My Introduction to Machine Learning Models
Say an accident occurred between three vehicles on a September morning. Roads were dry, and the posted speed limit was 35 mph. One of the drivers was a 43-year-old woman. Would this situation lead to a serious accident?
Being able to answer a question such as this one was the goal of a project I completed for Flatiron School. I’d learned about a dozen different machine learning models, and essentially, the project was a way for me to practice working with them. (GitHub link here.)
I used accident data maintained by the City of Chicago and merged this set with another Chicago dataset of people involved in these accidents, drivers and passengers. After exploring all this data and eliminating outliers, columns with too many empty values and columns I deemed not relevant for my purposes, I ultimately ended up with a number of predictors…from the posted speed limit to the weather, from the number of vehicles involved in the incident to the accident time (hour, day of week, and month). I also had the ages and sex of the drivers.
Every accident was classified by one of six degrees of severity, and I made the target of my modeling “serious accidents,” which was a composite of those accidents that had resulted in a fatality or an incapacitating injury.
The data showed only those accidents with two vehicles had a lower percentage of severity than those with one vehicle or three or more.
It also showed that serious accidents had a higher percentage of male drivers and a lower percentage of female drivers than not-serious accidents did:
Starting the Modeling Process
After I had the data I wished to work with, I transformed columns with categorical data like weather conditions and the month of the crashes into their own columns with pandas’ get_dummies function for better quantification and comparison. In addition, the dataset was imbalanced in that only 1.85% of accidents were classified as “serious accidents.”

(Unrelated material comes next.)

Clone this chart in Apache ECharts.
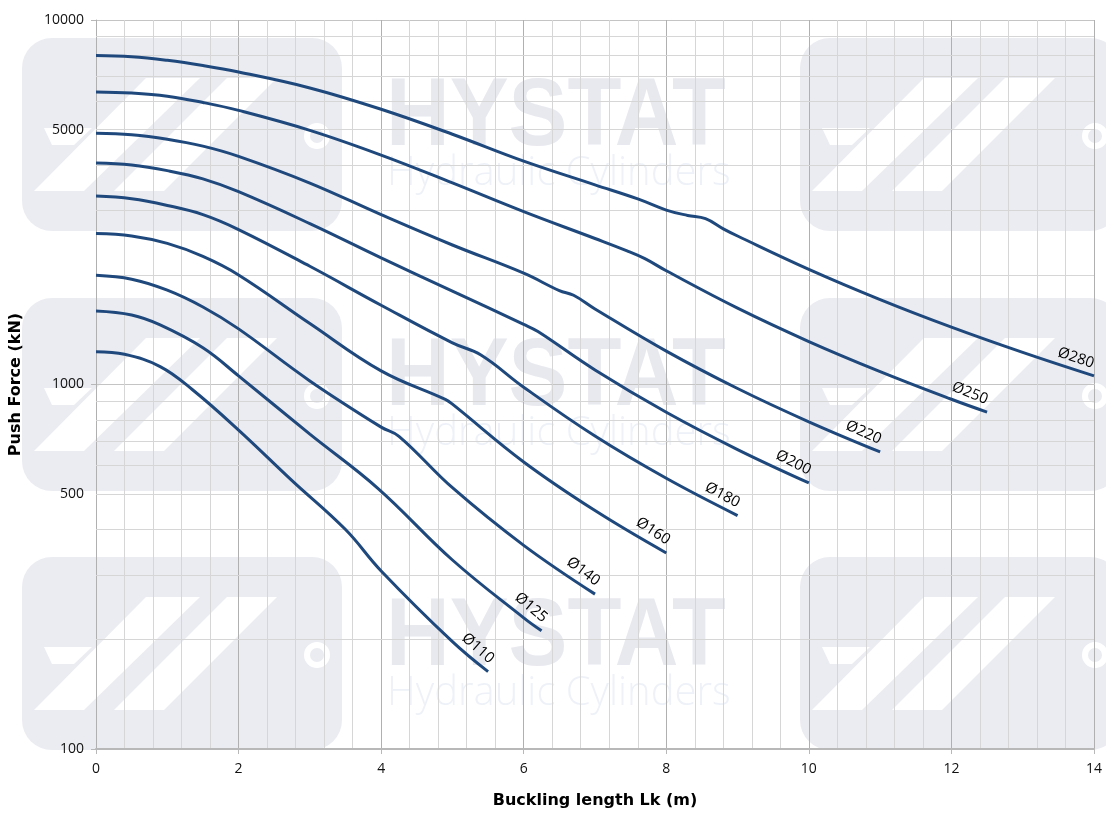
<!DOCTYPE html>
<html><head><meta charset="utf-8">
<script src="https://cdn.jsdelivr.net/npm/echarts@6/dist/echarts.min.js"></script>
<style>html,body{margin:0;padding:0;background:#fff;overflow:hidden}#c{width:1106px;height:814px}</style>
</head><body><div id="c"></div>
<script>
// ---- data (Buckling length m, Push force kN) ----
const d280 = [[0,7990],[0.5,7930],[1,7750],[1.5,7500],[2,7200],[3,6510],[4,5690],[5,4860],[6,4100],[7,3530],[7.6,3230],[8,3010],[8.3,2910],[8.55,2850],[8.8,2673],[9,2555],[10,2070],[11,1710],[12,1437],[13,1225],[14,1056]];
const d250 = [[0,6350],[0.5,6305],[1,6180],[1.5,5940],[2,5650],[3,4980],[4,4260],[5,3573],[6,2980],[7,2515],[7.45,2326],[7.7,2214],[8,2051],[9,1620],[10,1312],[11,1085],[12,911],[12.5,840]];
const d220 = [[0,4890],[0.5,4845],[1,4710],[1.5,4508],[2,4226],[3,3570],[4,2924],[5,2414],[6,2020],[6.5,1810],[6.7,1757],[7,1612],[8,1235],[9,975],[10,790],[11,653]];
const d200 = [[0,4051],[0.5,4001],[1,3861],[1.5,3665],[2,3380],[3,2763],[4,2225],[5,1804],[6,1462],[6.2,1397],[7,1096],[8,839],[9,663],[10,537]];
const d180 = [[0,3288],[0.5,3232],[1,3099],[1.5,2924],[2,2661],[3,2110],[4,1650],[5,1301],[5.4,1205],[6,983],[7,722],[8,553],[9,437]];
const d160 = [[0,2595],[0.5,2555],[1,2438],[1.5,2246],[2,1998],[3,1470],[4,1090],[4.9,910],[5,883],[6,613],[7,451],[8,345]];
const d140 = [[0,1994],[0.5,1945],[1,1815],[1.5,1632],[2,1421],[3,1023],[4,764],[4.25,721],[5,521],[6,362],[7,266]];
const d125 = [[0,1591],[0.5,1551],[0.9,1457],[1.5,1261],[2,1056],[3,731],[3.95,520],[5,330],[6,229],[6.25,211]];
const d110 = [[0,1230],[0.4,1210],[0.9,1120],[1.35,969],[2,750],[2.75,545],[3.5,400],[4,308],[5,197],[5.5,163]];

const seriesNames = ['Ø280','Ø250','Ø220','Ø200','Ø180','Ø160','Ø140','Ø125','Ø110'];
const seriesData  = [d280, d250, d220, d200, d180, d160, d140, d125, d110];
const labelAngles = [-19, -22, -24, -27, -28, -33, -37, -40, -41];

const yLabelValues = [100, 500, 1000, 5000, 10000];
const yMinorGrid = [200,300,400,500,600,700,800,900,2000,3000,4000,5000,6000,7000,8000,9000];
const xTickLabels = [0,2,4,6,8,10,12,14];

// ---- watermark ----
function logo(x, y) {
  return {
    type: 'group', x: x, y: y, z: -10, silent: true,
    children: [
      {type:'rect', z:-10, shape:{x:0,y:0,width:320,height:193,r:30}, style:{fill:'#ebecf1'}},
      {type:'polygon', z:-9, shape:{points:[[124,40],[178,40],[62,153],[12,153]]}, style:{fill:'#ffffff'}},
      {type:'polygon', z:-9, shape:{points:[[205,40],[255,40],[142,153],[92,153]]}, style:{fill:'#ffffff'}},
      {type:'polygon', z:-9, shape:{points:[[22,90],[70,90],[52,107],[30,107]]}, style:{fill:'#ffffff'}},
      {type:'circle', z:-9, shape:{cx:295,cy:98,r:10}, style:{fill:'none',stroke:'#ffffff',lineWidth:6}}
    ]
  };
}
function wmText(y) {
  return [
    {type:'text', z:-8, silent:true, x:386, y:y, scaleX:0.91,
     style:{text:'HYSTAT', font:'bold 97px "Liberation Sans", Arial, sans-serif', fill:'#e8e9ef'}},
    {type:'text', z:-8, silent:true, x:387, y:y+84, scaleX:1.0,
     style:{text:'Hydraulic Cylinders', font:'300 40px "Open Sans", sans-serif', fill:'#eef2f8'}}
  ];
}
const graphics = [];
[38, 298, 557].forEach(function(yy){ graphics.push(logo(22, yy)); graphics.push(logo(800, yy)); });
[70, 330, 590].forEach(function(yy){ wmText(yy).forEach(function(e){ graphics.push(e); }); });

const series = seriesNames.map(function(name, i) {
  const data = seriesData[i];
  const last = data[data.length - 1];
  const s = {
    name: name, type: 'line', data: data, smooth: 0.4,
    showSymbol: false, symbol: 'none', z: 3, silent: true,
    lineStyle: {color: '#1f497d', width: 3},
    markPoint: {
      symbol: 'circle', symbolSize: 0, silent: true,
      data: [{coord: last, value: name}],
      label: {show: true, position: 'inside', formatter: name, rotate: labelAngles[i],
        offset: [-23, -11], color: '#000', fontSize: 15, fontFamily: '"Open Sans", sans-serif'}
    }
  };
  if (i === 0) {
    s.markLine = {
      silent: true, symbol: 'none', z: 1, animation: false,
      lineStyle: {color: '#d6d6d6', width: 1, type: 'solid'},
      label: {show: false},
      data: yMinorGrid.map(function(v){ return {yAxis: v}; })
    };
  }
  return s;
});

const chart = echarts.init(document.getElementById('c'), null, {renderer: 'canvas', width: 1106, height: 814});
chart.setOption({
  animation: false,
  backgroundColor: '#ffffff',
  graphic: {elements: graphics},
  grid: {left: 94, top: 20, width: 1000, height: 734, containLabel: false},
  xAxis: {
    type: 'value', min: 0, max: 14, interval: 2,
    name: 'Buckling length Lk (m)', nameLocation: 'middle', nameGap: 44,
    nameTextStyle: {fontFamily: '"DejaVu Sans", sans-serif', fontWeight: 'bold', fontSize: 16, color: '#000'},
    axisLine: {show: true, lineStyle: {color: '#b8b8b8', width: 2}},
    axisTick: {show: true, length: 5, lineStyle: {color: '#b8b8b8'}},
    axisLabel: {color: '#111', fontSize: 14, fontFamily: '"Open Sans", sans-serif', margin: 13,
      customValues: xTickLabels},
    splitLine: {show: true, lineStyle: {color: '#b0b0b0', width: 1}},
    minorTick: {show: false, splitNumber: 5},
    minorSplitLine: {show: true, lineStyle: {color: '#d6d6d6', width: 1}}
  },
  yAxis: {
    type: 'log', logBase: 10, min: 100, max: 10000,
    name: 'Push Force (kN)', nameLocation: 'middle', nameGap: 72, nameRotate: 90,
    nameTextStyle: {fontFamily: '"DejaVu Sans", sans-serif', fontWeight: 'bold', fontSize: 16, color: '#000'},
    axisLine: {show: true, lineStyle: {color: '#b0b0b0', width: 1}},
    axisTick: {show: true, length: 5, lineStyle: {color: '#b8b8b8'}},
    axisLabel: {color: '#111', fontSize: 14, fontFamily: '"Open Sans", sans-serif', margin: 12,
      customValues: yLabelValues, formatter: function(v){ return String(Math.round(v)); }},
    splitLine: {show: true, lineStyle: {color: '#c4c4c4', width: 1}},
    minorSplitLine: {show: false}
  },
  series: series
});
</script>
</body></html>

Modeling can be difficult with such imbalanced data, because I’d be training my models on data that would classify the majority accidents as not serious. When I would later introduce new data into the model to make predictions, it would not know as well how to predict a serious accident.
So after splitting the data into training and testing sets, I used SMOTE (Synthetic Minority Over-sampling Technique) to re-balance the training set, which I then used for modeling
Initial Model Assessment
When assessing the initial models, I chose to prioritize the metric of recall instead of accuracy in order to prioritize serious accidents, even if some non-serious accidents ended being misclassified as serious, the idea being to maximize public safety. (Recall is calculated by dividing True Positives by the sum of True Positives and False Negatives.)

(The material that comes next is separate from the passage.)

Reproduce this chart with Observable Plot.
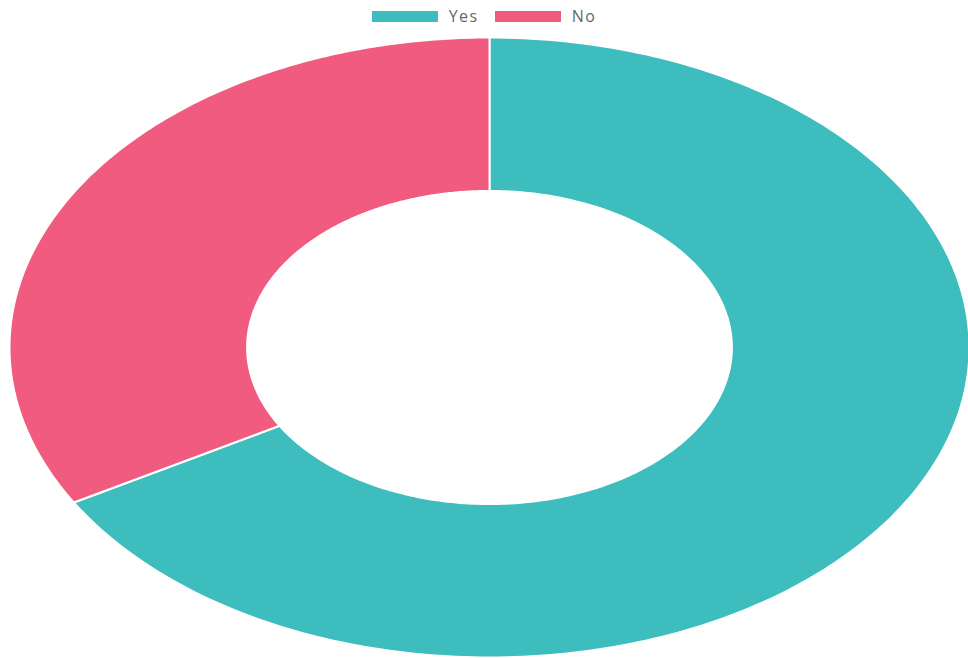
<!DOCTYPE html>
<html>
<head>
<meta charset="utf-8">
<script src="https://cdn.jsdelivr.net/npm/d3@7"></script>
<script src="https://cdn.jsdelivr.net/npm/@observablehq/plot@0.6"></script>
<style>
  html, body { margin: 0; padding: 0; background: #fff; }
  body { width: 968px; height: 658px; overflow: hidden; font-family: "Open Sans", "Helvetica Neue", Arial, sans-serif; }
  #legend { height: 30px; display: flex; justify-content: center; align-items: center; padding-top: 2px; box-sizing: border-box; }
  .item { display: flex; align-items: center; margin: 0 8px; color: #666; font-size: 16px; letter-spacing: 1.5px; }
  .swatch { width: 66px; height: 11px; margin-right: 11px; }
  #chart svg { display: block; }
</style>
</head>
<body>
<div id="legend"></div>
<div id="chart"></div>
<script>
const categories = ["Yes", "No"];
const values = [2, 1];
const colors = ["#3dbdbd", "#f05b7f"];

// legend
const legend = document.getElementById("legend");
categories.forEach((c, i) => {
  const it = document.createElement("div");
  it.className = "item";
  it.innerHTML = `<span class="swatch" style="background:${colors[i]}"></span><span>${c}</span>`;
  legend.appendChild(it);
});

// build donut polygons in normalized units (ellipse stretching comes from x/y scales)
const pie = d3.pie().sort(null).value(d => d.value)(categories.map((c, i) => ({category: c, value: values[i]})));
const inner = 0.505, outer = 1;
const pts = [];
pie.forEach(s => {
  const n = 240;
  const ring = [];
  for (let k = 0; k <= n; k++) {
    const a = s.startAngle + (s.endAngle - s.startAngle) * k / n;
    ring.push({category: s.data.category, x: outer * Math.sin(a), y: outer * Math.cos(a)});
  }
  for (let k = n; k >= 0; k--) {
    const a = s.startAngle + (s.endAngle - s.startAngle) * k / n;
    ring.push({category: s.data.category, x: inner * Math.sin(a), y: inner * Math.cos(a)});
  }
  ring.push({...ring[0]});
  pts.push(...ring);
});

const chart = Plot.plot({
  width: 968,
  height: 628,
  margin: 0,
  x: {domain: [-1, 1], range: [9, 969], axis: null},
  y: {domain: [-1, 1], range: [627, 7], axis: null},
  color: {domain: categories, range: colors},
  marks: [
    Plot.line(pts, {x: "x", y: "y", z: "category", fill: "category", stroke: "#fff", strokeWidth: 2, curve: "linear-closed"})
  ]
});
document.getElementById("chart").appendChild(chart);
</script>
</body>
</html>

Also when comparing training and testing metrics, I looked to avoid models that overfit the training data. Overfitting is when a model is trained very well on training data, or really too well in that it has difficulty classifying new data. An indicator of overfitting is when test scores are very different than training scores.
Here is chart of my initial models.
Model Refinement
After the initial modeling process, I chose my top three models to refine, but the Logistic Regression model I couldn’t get much movement at all in the metrics no matter the new parameters I chose.
With Naïve Bayes, when you talk about “naive” classification, you’re assuming that each element is independent of one another. Then, you can estimate an overall probability of the ending up at the target (or not) by multiplying the conditional probabilities for each of the independent features. I ran several models and used scikit-learn’s GridSearch module to facilitate experimentation with various parameters. As already mentioned, I decided to de-emphasize false positives, but still my best model still had too many accidents predicted as serious that were not serious to be useful. In other words, it had too many false positives. Here’s its confusion matrix:
For my Random Forest model, I again ran around eight or nine variations, often using GridSearch. I determined one model had the best recall with the least overfitting.(Its parameters had a maximum depth of two, ten maximum features, and five trees in each forest, a.k.a. n_estimators). Despite this model being my “best” one, it had a low recall score and an overfitting problem.
Still, I thought it was interesting to see the most important features in this model:
If the Project Continued
Although the project and my model exploration eventually had to come to an end, if I had more time to spend, I would run all the models again with my dataset and again choose a handful of them to refine. This time, I would emphasize a different metric, most likely F1 which averages out recall with precision. I would also try parameters to minimize overfitting, which just about all my models had an issue with.
Even though I did not get the results I wanted from this project, I was still a worthwhile introduction to machine learning models.